I did attend the lecture series “Celebrating Women” that year, though more for the opportunity to hear from accomplished individuals than to celebrate our common chromosomes or Yale pedigrees. Eventually I even bought a t-shirt, which is today the most prized in my collection. But the real lessons of coeducation are not ones we can absorb selectively, by attending the lectures that interest us or buying the souvenirs that catch our eye. Coeducation is about more than men and women reading the same books and taking the same exams. It’s about more than men and women being friends or sharing bathrooms or even belonging to the same secret societies.

During a reception at the Supreme Court recently, Associate Justice Ruth Bader Ginsburg said it felt great to be the second woman on the nation’s highest court. “What will be even greater,” Ginsburg quoted her daughter as saying, “is when we stop counting.”

As Yale College celebrated two decades of coeducation, I still didn’t notice the gender gap among the Yale faculty. I didn’t know what sexual harassment was, and I didn’t know anybody who had been date-raped. But since then I’ve come to realize how short a time 20 years really is to an institution whose collective conscience is even older than the country in which it exists. I’ve realized what it means to attend a University whose tenured faculty is only 11 percent female, and I have seen promising scholars—men and women alike—sacrifice their own chances for academic renown in order to raise a family amidst inflexible parental-leave policies and unyielding tenure clocks. I know how it feels when friends are sexually assaulted by their peers. And I know the anger that comes from seeing those friends victimized again when Yale administrators (well-meaning though they may be) haven’t a clue how to handle the real challenges of coeducation because they themselves are not the products of such an environment.

Mine is a generation of women who have been promised a lot. We were told by our parents and teachers that we could be whatever we wanted to be. We are told by our universities that we do not have to endure sexual harassment, and we have been told by our freshman counselors that we can avoid becoming the victims of sexual violence if we just remind each other that “no means no.” Our generation—male and female—is fluent in the language of coeducation, but our leaders and role models are still struggling to learn its alphabet. Despite what we are told, it can be terribly difficult for us to find any real guidance when we try to translate word into action, promise into truth.

This is a challenge that rests upon our generation.

It was not through any filter of maturity or perspective that I first viewed The Women’s Table. It was through the eyes of a recently graduated “coed” whose battle scars are still tender. But the immediacy and relevancy of our experiences will be more valuable to the next years of undergraduates than the maturity or wisdom of our predecessors. As the products of coeducation, we must remain faithful to its lessons. We must stay aware of how the process of coeducation unfolds, both at Yale and at our new posts in the real world.

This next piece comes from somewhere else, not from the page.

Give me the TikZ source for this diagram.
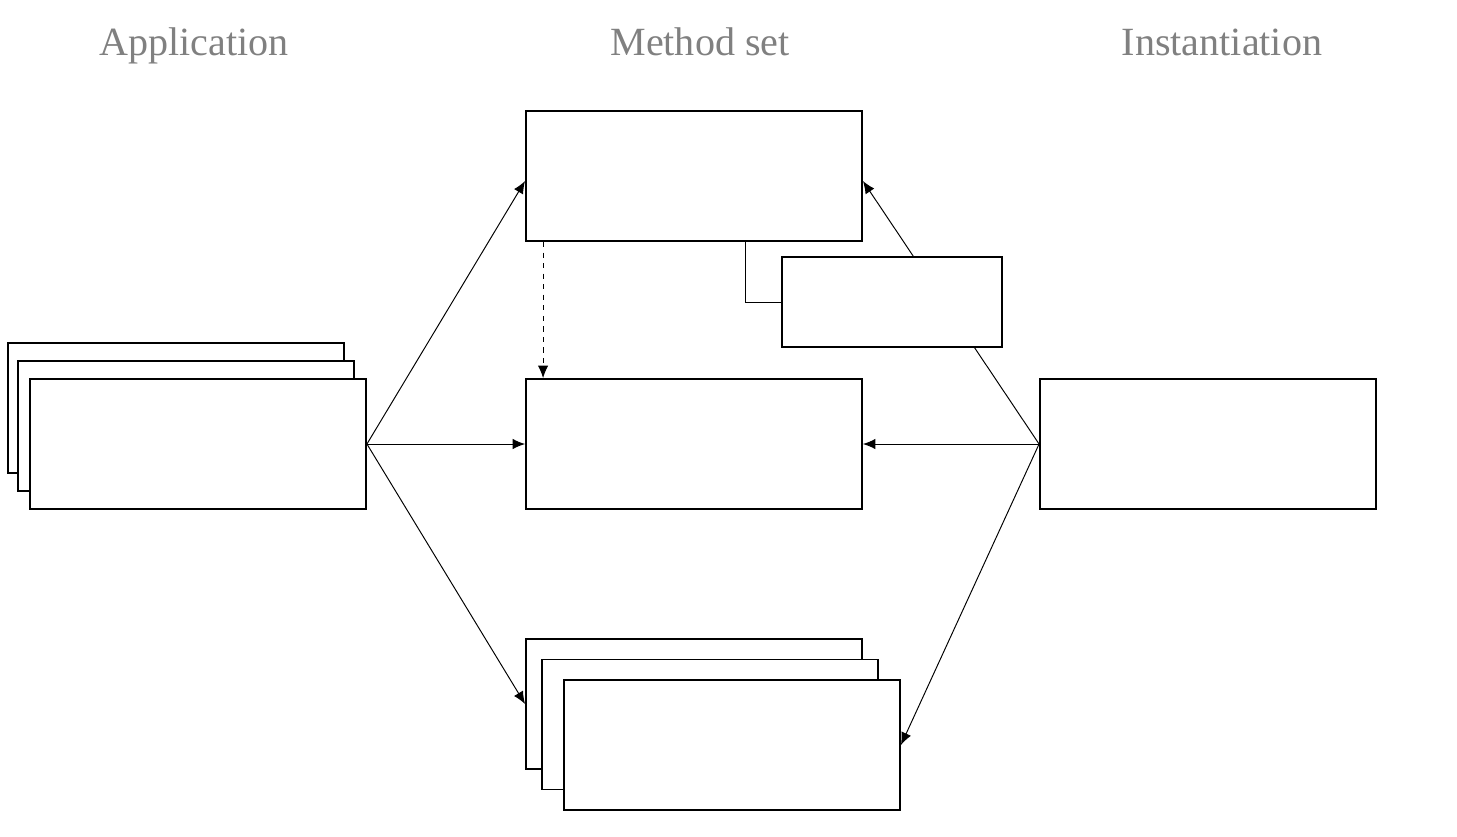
\documentclass[tikz,border=0pt]{standalone}
\usepackage{fontspec}
\setmainfont{Liberation Serif}
\usetikzlibrary{arrows.meta,calc}
\definecolor{titlegray}{RGB}{128,128,128}
\begin{document}
\begin{tikzpicture}[x=0.02cm,y=-0.02cm,
  box/.style={draw=black,fill=white,line width=1.1pt,minimum width=6.72cm,minimum height=2.6cm,inner sep=0pt},
  smallbox/.style={draw=black,fill=white,line width=1.1pt,minimum width=4.4cm,minimum height=1.8cm,inner sep=0pt},
  title/.style={text=titlegray,font=\fontsize{22.8}{26}\selectfont,anchor=base},
  conn/.style={draw=black,line width=0.55pt,-{Latex[length=2.5mm,width=2.1mm]}},
  plain/.style={draw=black,line width=0.55pt}]
\useasboundingbox (0,0) rectangle (1457,836);
% titles
\node[title] (tApp) at (194,55) {Application};
\node[title] (tMeth) at (700,55) {Method set};
\node[title] (tInst) at (1222,55) {Instantiation};
% application stack
\node[box] (a1) at (176,408) {};
\node[box] (a2) at (186,426) {};
\node[box] (app) at (198,444) {};
% method boxes
\node[box] (top) at (694,176) {};
\node[box] (mid) at (694,444) {};
% bottom stack
\node[box] (b1) at (694,704) {};
\node[box] (b2) at (710,724.5) {};
\node[box] (b3) at (732,745) {};
% instantiation
\node[box] (inst) at (1208,444) {};
% connectors
\draw[conn] (app.east) -- ([yshift=-0.1cm]top.west);
\draw[conn] (app.east) -- (mid.west);
\draw[conn] (app.east) -- (b1.west);
\draw[conn] (inst.west) -- (mid.east);
\draw[conn] (inst.west) -- ([yshift=-0.1cm]top.east);
\draw[conn] (inst.west) -- (b3.east);
\draw[conn,dashed] ([xshift=0.36cm]top.south west) -- ([xshift=0.36cm]mid.north west);
% small box over the line
\node[smallbox] (small) at (892,302) {};
\draw[plain] ([xshift=1.02cm]top.south) |- (small.west);
\end{tikzpicture}
\end{document}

We are the ones who are responsible for drilling our age-old institutions in the language of the day.

Under the water on The Women’s Table, figures marking the number of women who have enrolled at Yale each year spiral out, from a string of zeroes to 4,947 in 1992. After the figures are added for the women who entered this fall, the numbers will stop.

Maybe soon we can all stop counting.

As an undergraduate, Karen Alexander ’93 lived in Berkeley College and was the editorial page editor of the Yale Daily News. She is currently an intern at National Public Radio in Washington.